Nearly two months after his name was first reported as interim superintendent of the United States Naval Academy, the Annapolis institution confirmed that Rear Adm. Fred Kacher will serve as its temporary leader.
Kacher replaces Vice Adm. Sean Buck, the 63rd superintendent of the Naval Academy.
The academy issued a news release Monday stating that Kacher, who graduated in 1990, “has taken the reins as acting superintendent of the United States Naval Academy.”
Although a retirement party for Buck was held on July 7, he will officially exit the military on Sept. 1, academy spokesperson Cmdr. Ashley Hockycko said. There will be no official change-of-command ceremony. Kacher was introduced to the midshipmen on Friday, when Buck bid farewell with “invaluable words of wisdom,” according to the academy’s Instagram feed.
The transition comes as Buck’s future and the Naval Academy’s permanent superintendent are caught up in parallel political dramas. In April, the secretary of the Navy nominated Rear Adm. Yvette Davids to take the helm in Annapolis, becoming the service academy’s first female leader. Her appointment, however, and that of more than 300 other high-ranking military officials, has been held up in Congress by Republican Sen. Tommy Tuberville, of Alabama.

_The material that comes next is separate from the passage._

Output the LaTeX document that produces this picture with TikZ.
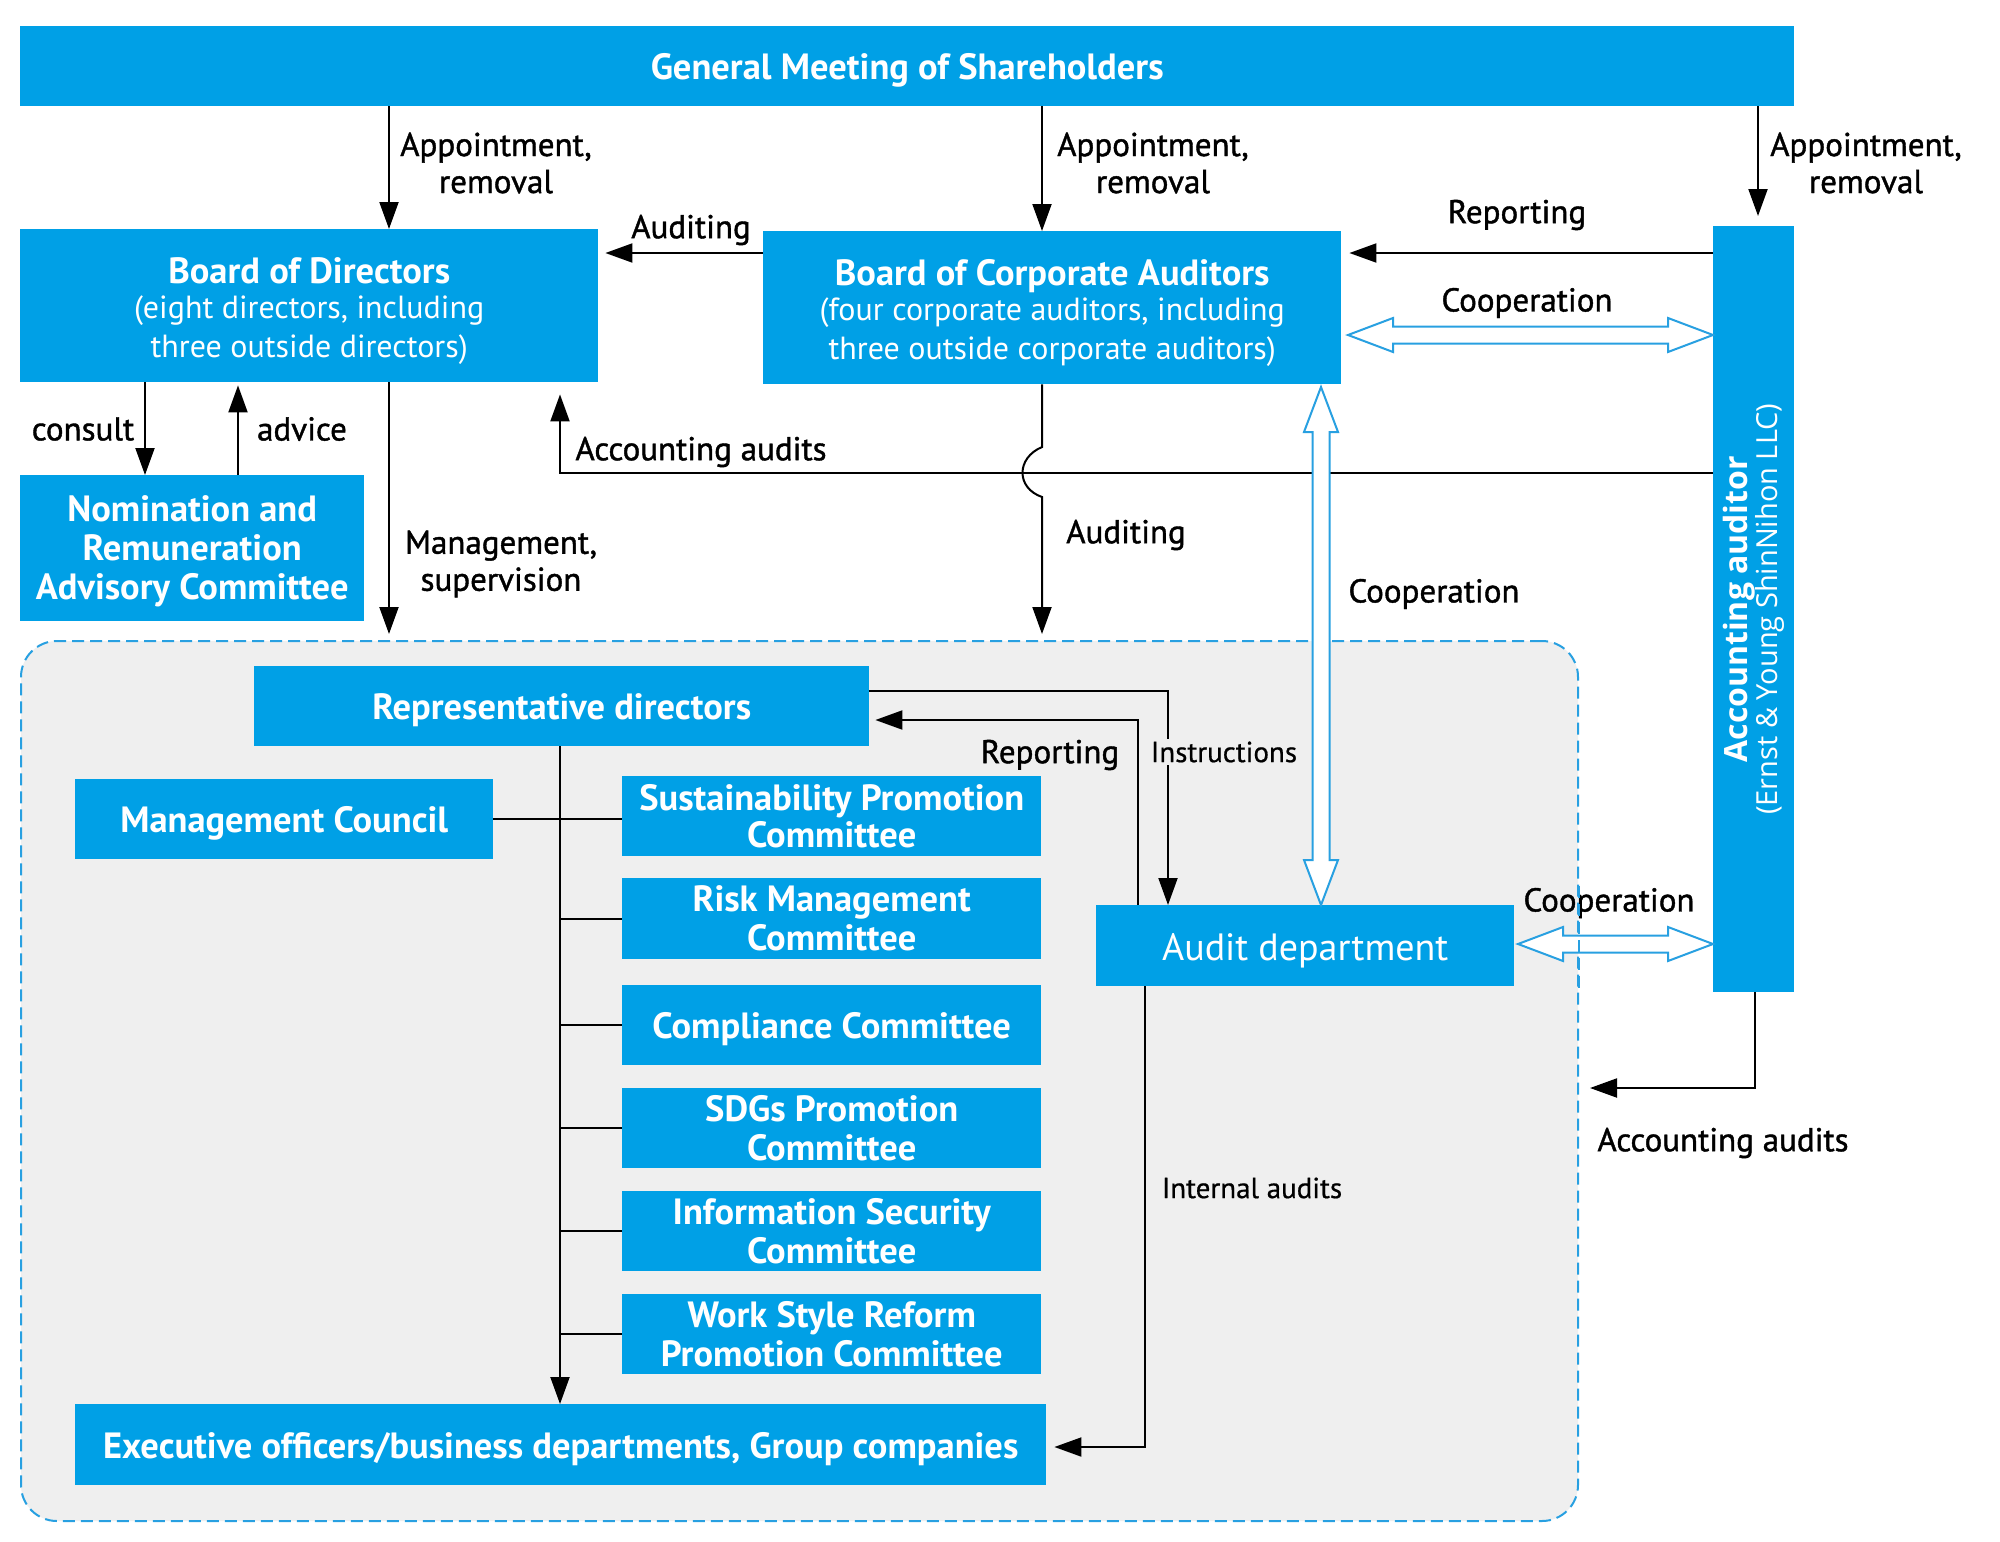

The former Auburn football coach says he is blocking the appointments to protest a Pentagon policy that provides leave and travel expenses for military personnel who must travel out of state to obtain an abortion or other reproductive care.
High-level military appointments are typically approved en masse by voice vote, one of few bipartisan traditions left in the Senate. While any individual senator can block a vote, the majority party can usually employ parliamentary maneuvers to override the objection. The only way around Tuberville’s one-man blockade of military appointments, however, is to hold individual hearings on each appointment, a process that would take months. And so, the list of military positions and installations with acting leaders continues to grow.
Secretary of Defense Lloyd Austin has called Tuberville’s blockade “a clear risk to U.S. military readiness.” Even Senate Minority Leader Mitch McConnell, a fellow Republican, has said he disagrees with the tactical maneuver.
Kacher was slated to leave a post at the Pentagon and become commander of the Navy’s Seventh Fleet, a job that would take him to Japan. The academy’s temporary leader will commute to Annapolis while both he, Davids and hundreds of others await a resolution to the Senate stalemate.